Frankly, there is no right way to end a sermon, although theories exist.  Homiletician Eugene Lowery believes that a conclusion to every sermon should raise the heart heavenward and inspire the church to see Christ anew.

His sermons usually consist of three movements: The beginning plunges his audience into a conflict.  The middle digs deep into the biblical text and discovers how God uses reversal and redemption (what he calls the “narrative loop”) to save us from said conflict.  The conclusion lifts us up out of our human condition and sets us on the path of the Risen Christ.

Other preachers reserve life applications for the end.  Andy Stanley feels, for instance, that sermons should help people see why change is needed in the world.

“You close,” he wrote of preaching, “with several statements about what could happen in your community, you church, or the world if everybody embraced that particular truth.”

Other preachers feel that a proper conclusion consists of a summary of things already stated.  Unfortunately, many pastors take so much time on the summary that a great 25-minute sermon turns into a dismal 45-minute sermon.

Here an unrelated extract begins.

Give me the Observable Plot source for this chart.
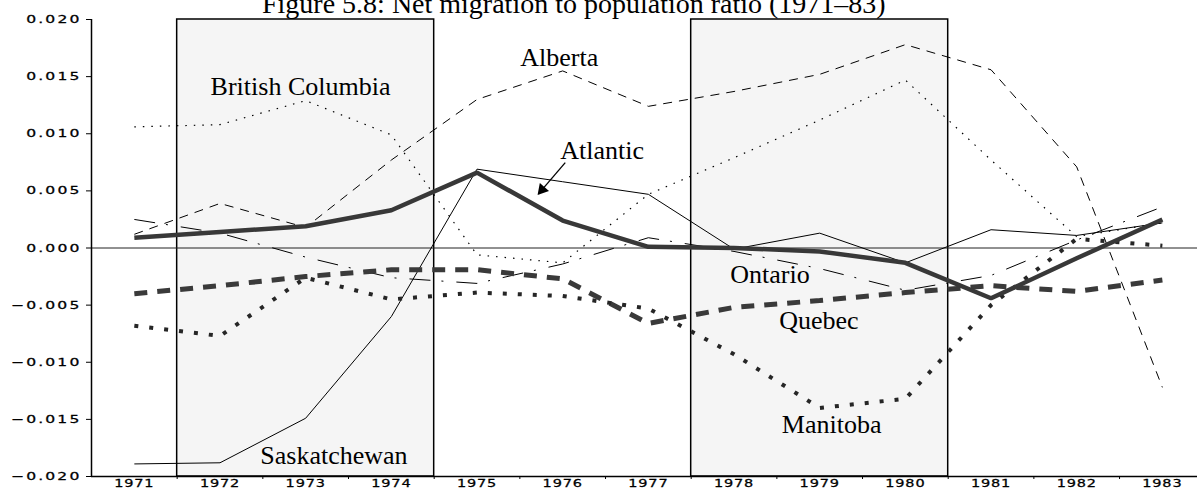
<!DOCTYPE html>
<html><head><meta charset="utf-8">
<script src="https://cdn.jsdelivr.net/npm/d3@7"></script>
<script src="https://cdn.jsdelivr.net/npm/@observablehq/plot@0.6"></script>
<style>
html,body{margin:0;padding:0;background:#fff;overflow:hidden;width:1197px;height:489px;}
#wrap{position:relative;width:1197px;height:489px;overflow:hidden;}
#chart{position:absolute;left:0;top:0;}
#title{position:absolute;left:262px;top:-10px;font-family:"Liberation Serif",serif;font-size:28px;line-height:28px;white-space:nowrap;color:#000;}
</style></head><body>
<div id="wrap"><div id="chart"></div><div id="title">Figure 5.8: Net migration to population ratio (1971–83)</div></div>
<script>
// ---- data ----
const years = [1971,1972,1973,1974,1975,1976,1977,1978,1979,1980,1981,1982,1983];
const atlantic     = [0.0009, 0.0014, 0.0019, 0.0033, 0.0066, 0.0024, 0.0001, 0.0000,-0.0003,-0.0013,-0.0044,-0.0009, 0.0025];
const quebec       = [-0.0040,-0.0033,-0.0025,-0.0019,-0.0019,-0.0027,-0.0066,-0.0052,-0.0046,-0.0039,-0.0033,-0.0038,-0.0028];
const ontario      = [0.0025, 0.0013,-0.0008,-0.0026,-0.0031,-0.0014, 0.0009,-0.0003,-0.0018,-0.0037,-0.0024, 0.0007, 0.0036];
const manitoba     = [-0.0068,-0.0077,-0.0026,-0.0045,-0.0039,-0.0042,-0.0053,-0.0093,-0.0140,-0.0132,-0.0050, 0.0008, 0.0002];
const saskatchewan = [-0.0189,-0.0188,-0.0149,-0.0060, 0.0069, 0.0058, 0.0047,-0.0001, 0.0013,-0.0013, 0.0016, 0.0011, 0.0022];
const alberta      = [0.0012, 0.0039, 0.0018, 0.0077, 0.0130, 0.0155, 0.0124, 0.0137, 0.0152, 0.0178, 0.0156, 0.0071,-0.0122];
const britishColumbia = [0.0106, 0.0108, 0.0129, 0.0099,-0.0006,-0.0013, 0.0047, 0.0079, 0.0112, 0.0147, 0.0077, 0.0010, 0.0022];

const yTicks = [-0.020,-0.015,-0.010,-0.005,0,0.005,0.010,0.015,0.020];
const halfYears = [1971.5,1972.5,1973.5,1974.5,1975.5,1976.5,1977.5,1978.5,1979.5,1980.5,1981.5,1982.5];
const shadedStart = [1971.5, 1977.5];
const shadedEnd   = [1974.5, 1980.5];

const labelText = ["British Columbia","Alberta","Atlantic","Ontario","Quebec","Manitoba","Saskatchewan"];
const labelYear = [1972.94, 1975.96, 1976.46, 1978.42, 1978.99, 1979.14, 1973.33];
const labelValue= [0.01413, 0.01667, 0.00852,-0.00234,-0.00637,-0.01548,-0.01819];

const arrowFrom = [1976.03, 0.00747];
const arrowTo   = [1975.76, 0.00511];

// ---- build tables ----
const seriesDefs = [
  {name:"Alberta", values:alberta, stroke:"#000", w:1, dash:"9,7"},
  {name:"British Columbia", values:britishColumbia, stroke:"#000", w:1.2, dash:"1.5,7"},
  {name:"Ontario", values:ontario, stroke:"#000", w:1, dash:"21,11,2,13"},
  {name:"Saskatchewan", values:saskatchewan, stroke:"#000", w:1, dash:null},
  {name:"Quebec", values:quebec, stroke:"#3a3a3a", w:5, dash:"13,10"},
  {name:"Manitoba", values:manitoba, stroke:"#262626", w:4, dash:"4,11"},
  {name:"Atlantic", values:atlantic, stroke:"#383838", w:4.5, dash:null}
];
const rows = seriesDefs.flatMap(s => years.map((yr, i) => ({series: s.name, year: yr, value: s.values[i]})));
const shaded = shadedStart.map((s, i) => ({start: s, end: shadedEnd[i]}));
const labels = labelText.map((t, i) => ({text: t, year: labelYear[i], value: labelValue[i]}));
const arrows = [{x1: arrowFrom[0], y1: arrowFrom[1], x2: arrowTo[0], y2: arrowTo[1]}];

const lineMarks = seriesDefs.map(s => Plot.line(rows.filter(d => d.series === s.name), {
  x: "year", y: "value", stroke: s.stroke, strokeWidth: s.w,
  strokeDasharray: s.dash || undefined, strokeLinejoin: "miter", strokeLinecap: "butt"
}));

const chart = Plot.plot({
  width: 1197, height: 489,
  marginTop: 19, marginBottom: 13, marginLeft: 91, marginRight: 0,
  x: {domain: [1970.5, 1983.41], axis: null},
  y: {domain: [-0.020, 0.020], axis: null},
  style: {background: "#fff", overflow: "visible"},
  marks: [
    Plot.rect(shaded, {x1: "start", x2: "end", y1: -0.020, y2: 0.020, fill: "#f5f5f5", stroke: "#000", strokeWidth: 1.5}),
    Plot.ruleY([0], {stroke: "#222", strokeWidth: 1}),
    ...lineMarks,
    Plot.link(arrows, {x1: "x1", y1: "y1", x2: "x2", y2: "y2", stroke: "#000", strokeWidth: 1.3}),
    Plot.dot(arrows, {x: "x2", y: "y2", symbol: "triangle", r: 4.5, fill: "#000", stroke: "none", rotate: 221}),
    Plot.text(labels, {x: "year", y: "value", text: "text", fontFamily: "Liberation Serif", fontSize: 26, fill: "#000", textAnchor: "middle"}),
    Plot.ruleX([1970.5], {y1: -0.020, y2: 0.020, stroke: "#000", strokeWidth: 1.5}),
    Plot.ruleY([-0.020], {stroke: "#000", strokeWidth: 1.5}),
    Plot.axisY({ticks: yTicks, tickSize: 5, tickPadding: 5, tickFormat: d3.format(".3f"), fontSize: 11, fontFamily: "DejaVu Sans", stroke: "#000"}),
    Plot.axisX({ticks: years, tickSize: 0, tickPadding: 3, tickFormat: d => String(d), fontSize: 10.5, fontFamily: "DejaVu Sans"}),
    Plot.axisX({ticks: halfYears, tickSize: 3, tickFormat: () => "", stroke: "#000"})
  ]
});
document.getElementById("chart").appendChild(chart);

// widen tick label glyphs (the reference uses an extended sans)
chart.querySelectorAll('g[aria-label="y-axis tick label"] text').forEach(t => {
  t.setAttribute("transform", (t.getAttribute("transform") || "") + " scale(1.42,1)");
  t.style.letterSpacing = "1.5px";
  t.setAttribute("fill", "#000");
  t.setAttribute("stroke", "#000");
  t.setAttribute("stroke-width", "0.25");
});
chart.querySelectorAll('g[aria-label="x-axis tick label"] text').forEach(t => {
  t.setAttribute("transform", (t.getAttribute("transform") || "") + " scale(1.38,1)");
  t.style.letterSpacing = "0.6px";
  t.setAttribute("fill", "#000");
  t.setAttribute("stroke", "#000");
  t.setAttribute("stroke-width", "0.25");
});
</script>
</body></html>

Another observation from Zinsser rings true:  “A series of conclusions which never conclude . . . is ultimately a failure.”

Lastly, there are preachers who believe that the conclusion should have the congregation wanting more, like a thriller with a cliffhanger.

“The conclusion of a sermon should move like a river, growing in volume and power,” John Broadus noted in On the Preparation and Delivery of Sermons, “It should not be like a stream that loses itself in a marsh.”

Preachers who exert power in their conclusions rely on emotion and inspiration, usually bringing their audience to its feet and raising both voice and hands to inspire people to take action.  Repetition, rhythm, singing, chanting, and (in some traditions) hooping are tools in this preacher’s tool box.

As for me, I am honest with parishioners.  I let them know I can’t hit a home run every Sunday, but at least I will get them out of church on time.  I may not always inspire, but I will respect them.

A sermon that ends well communicates as much.